= Elizabeth Bethune =

Mistress of King James V of Scotland

Elizabeth Bethune, or Beaton (died after 1581), was one of the mistresses of King James V of Scotland. Their daughter, Lady Jean Stewart, married Archibald Campbell, 5th Earl of Argyll.

Elizabeth was the daughter of Sir John Beaton of Creich, a nephew of James Beaton, Archbishop of St Andrews, and Keeper of Falkland Palace.

As an infant, Elizabeth's daughter Jean Stewart was brought up in the household of Mary of Guise (the Queen of Scotland as wife of King James V), and then briefly in the nursery of her legitimate half-brother, Prince James, the Duke of Rothesay, the infant son of King James V.

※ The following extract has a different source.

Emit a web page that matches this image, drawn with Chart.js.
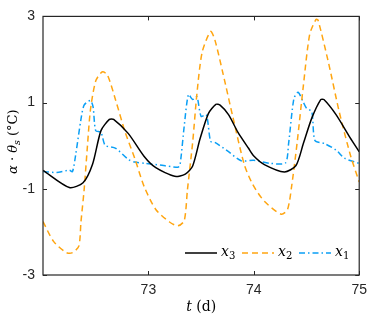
<!DOCTYPE html>
<html>
<head>
<meta charset="utf-8">
<script src="https://cdn.jsdelivr.net/npm/chart.js@4.4.0/dist/chart.umd.min.js"></script>
<style>
  html, body { margin: 0; padding: 0; background: #fff; }
  #wrap { width: 374px; height: 319px; }
</style>
</head>
<body>
<div id="wrap"><canvas id="chart" width="374" height="319"></canvas></div>
<script>
// values (t in days)
const x3Time = [72.0, 72.25, 72.38, 72.47, 72.55, 72.63, 72.67, 72.81, 72.96, 73.07, 73.25, 73.35, 73.42, 73.49, 73.57, 73.64, 73.68, 73.76, 73.85, 73.95, 74.0, 74.1, 74.29, 74.4, 74.47, 74.55, 74.635, 74.665, 74.78, 74.91, 75.0];
const x3Vals = [-0.57, -0.97, -0.86, -0.43, 0.35, 0.61, 0.61, 0.28, -0.25, -0.51, -0.71, -0.66, -0.47, 0.16, 0.75, 0.96, 0.94, 0.72, 0.31, -0.06, -0.24, -0.44, -0.61, -0.46, 0.05, 0.64, 1.07, 1.07, 0.72, 0.2, -0.14];

const x2Time = [72.0, 72.1, 72.22, 72.28, 72.34, 72.36, 72.39, 72.42, 72.45, 72.5, 72.56, 72.61, 72.69, 72.78, 72.87, 72.96, 73.07, 73.2, 73.28, 73.34, 73.37, 73.42, 73.46, 73.51, 73.59, 73.63, 73.71, 73.8, 73.91, 73.99, 74.1, 74.26, 74.32, 74.36, 74.41, 74.47, 74.53, 74.59, 74.61, 74.71, 74.81, 74.92, 75.0];
const x2Vals = [-1.76, -2.22, -2.48, -2.48, -2.33, -1.77, -1.03, -0.06, 0.83, 1.5, 1.71, 1.65, 1.05, 0.31, -0.29, -0.95, -1.48, -1.77, -1.86, -1.74, -1.03, 0.08, 1.2, 2.17, 2.65, 2.46, 1.65, 0.68, -0.44, -0.9, -1.29, -1.59, -1.48, -0.92, 0.05, 1.39, 2.58, 2.93, 2.91, 1.91, 0.79, -0.25, -0.84];

const x1Time = [72.0, 72.13, 72.25, 72.28, 72.31, 72.36, 72.39, 72.45, 72.475, 72.5, 72.55, 72.59, 72.69, 72.81, 72.87, 72.97, 73.11, 73.28, 73.3, 73.34, 73.38, 73.42, 73.46, 73.5, 73.55, 73.59, 73.63, 73.76, 73.88, 74.0, 74.16, 74.3, 74.33, 74.38, 74.42, 74.47, 74.5, 74.55, 74.58, 74.67, 74.78, 74.86, 75.0];
const x1Vals = [-0.6, -0.62, -0.57, -0.6, -0.21, 0.61, 0.94, 1.05, 0.9, 0.35, 0.31, 0.01, -0.06, -0.32, -0.38, -0.41, -0.45, -0.5, -0.45, 0.46, 1.19, 1.07, 1.14, 0.68, 0.72, 0.1, 0.08, -0.14, -0.35, -0.34, -0.41, -0.4, 0.05, 1.09, 1.24, 1.01, 0.87, 0.79, 0.12, 0.05, -0.1, -0.29, -0.41];

const xTicks = [73, 74, 75];
const yTicks = [-3, -1, 1, 3];

const seriesNames = ["3", "2", "1"];
const seriesColors = ["#000000", "#ffa510", "#0a9ff5"];
const seriesDash = [[], [6, 4], [6, 3, 1.5, 3]];

const toPoints = (ts, vs) => ts.map((t, i) => ({ x: t, y: vs[i] }));

const axisColor = "#262626";
const serif = "'DejaVu Serif', 'Liberation Serif', serif";
const sans = "'Liberation Sans', Arial, sans-serif";

// draw a run of text pieces {t, it, sub}
function richText(ctx, parts, x, y, size, align) {
  const fontOf = p => (p.it ? "italic " : "") + (p.sub ? size * 0.72 : size) + "px " + serif;
  let w = 0;
  parts.forEach(p => { ctx.font = fontOf(p); w += ctx.measureText(p.t).width; });
  let cx = align === "center" ? x - w / 2 : x;
  ctx.textBaseline = "middle";
  ctx.textAlign = "left";
  parts.forEach(p => {
    ctx.font = fontOf(p);
    ctx.fillText(p.t, cx, p.sub ? y + size * 0.3 : y);
    cx += ctx.measureText(p.t).width;
  });
}

const decorPlugin = {
  id: "decor",
  afterDraw(chart) {
    const { ctx, chartArea: a, scales } = chart;
    ctx.save();
    // box and inward ticks
    ctx.strokeStyle = axisColor;
    ctx.lineWidth = 1.2;
    ctx.strokeRect(a.left, a.top, a.right - a.left, a.bottom - a.top);
    ctx.lineWidth = 1;
    ctx.beginPath();
    xTicks.forEach(v => {
      const px = Math.round(scales.x.getPixelForValue(v)) + 0.5;
      ctx.moveTo(px, a.bottom); ctx.lineTo(px, a.bottom - 4);
      ctx.moveTo(px, a.top); ctx.lineTo(px, a.top + 4);
    });
    yTicks.forEach(v => {
      const py = Math.round(scales.y.getPixelForValue(v)) + 0.5;
      ctx.moveTo(a.left, py); ctx.lineTo(a.left + 4, py);
      ctx.moveTo(a.right, py); ctx.lineTo(a.right - 4, py);
    });
    ctx.stroke();

    // legend inside, bottom right
    const ly = 253;
    const starts = [185, 242, 299];
    ctx.lineWidth = 1.5;
    starts.forEach((sx, i) => {
      ctx.strokeStyle = seriesColors[i];
      ctx.setLineDash(seriesDash[i]);
      ctx.beginPath();
      ctx.moveTo(sx, ly); ctx.lineTo(sx + 32, ly);
      ctx.stroke();
      ctx.setLineDash([]);
      ctx.fillStyle = "#000";
      richText(ctx, [{ t: "x", it: true }, { t: seriesNames[i], sub: true }], sx + 36, ly - 1, 14, "left");
    });

    // axis titles
    ctx.fillStyle = "#000";
    richText(ctx, [{ t: "t", it: true }, { t: " (d)" }], (a.left + a.right) / 2, 307, 14, "center");
    ctx.translate(14, (a.top + a.bottom) / 2 - 4);
    ctx.rotate(-Math.PI / 2);
    richText(ctx, [{ t: "α", it: true }, { t: " · " }, { t: "θ", it: true }, { t: "s", it: true, sub: true }, { t: " (°C)" }], 0, 0, 13, "center");
    ctx.restore();
  }
};

new Chart(document.getElementById("chart"), {
  type: "line",
  data: {
    datasets: [
      { label: "x3", data: toPoints(x3Time, x3Vals) },
      { label: "x2", data: toPoints(x2Time, x2Vals) },
      { label: "x1", data: toPoints(x1Time, x1Vals) }
    ].map((d, i) => Object.assign(d, {
      borderColor: seriesColors[i],
      borderDash: seriesDash[i],
      borderWidth: 1.5,
      pointRadius: 0,
      tension: 0.25,
      fill: false
    }))
  },
  options: {
    responsive: false,
    animation: false,
    layout: { padding: { top: 6, right: 8, left: 0, bottom: 0 } },
    plugins: { legend: { display: false }, tooltip: { enabled: false } },
    scales: {
      x: {
        type: "linear",
        min: 72, max: 75,
        grid: { display: false, drawTicks: false },
        border: { display: false },
        afterBuildTicks: s => { s.ticks = xTicks.map(v => ({ value: v })); },
        afterFit: s => { s.height = 44; },
        ticks: { color: axisColor, font: { family: sans, size: 14 }, padding: 7, maxRotation: 0 }
      },
      y: {
        min: -3, max: 3,
        grid: { display: false, drawTicks: false },
        border: { display: false },
        afterBuildTicks: s => { s.ticks = yTicks.map(v => ({ value: v })); },
        afterFit: s => { s.width = 43; },
        ticks: { color: axisColor, font: { family: sans, size: 14 }, padding: 8 }
      }
    }
  },
  plugins: [decorPlugin]
});
</script>
</body>
</html>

Subsequently, Elizabeth was married to John Stewart, 4th Lord Innermeath, by whom she had two sons, James Stewart, 5th Lord Innermeath and the poet John Stewart of Baldynneis. Elizabeth and her husband John were granted lands in the parish of Inverkeilor in May 1544.

In 1572 she married secondly James Gray, son of Patrick Gray, 4th Lord Gray. In 1578 Gray fathered a child by her niece, Isobel Beaton. The subsequent quarrel led to sieges of Redcastle in Angus, and several court cases. She got her divorce in 1581.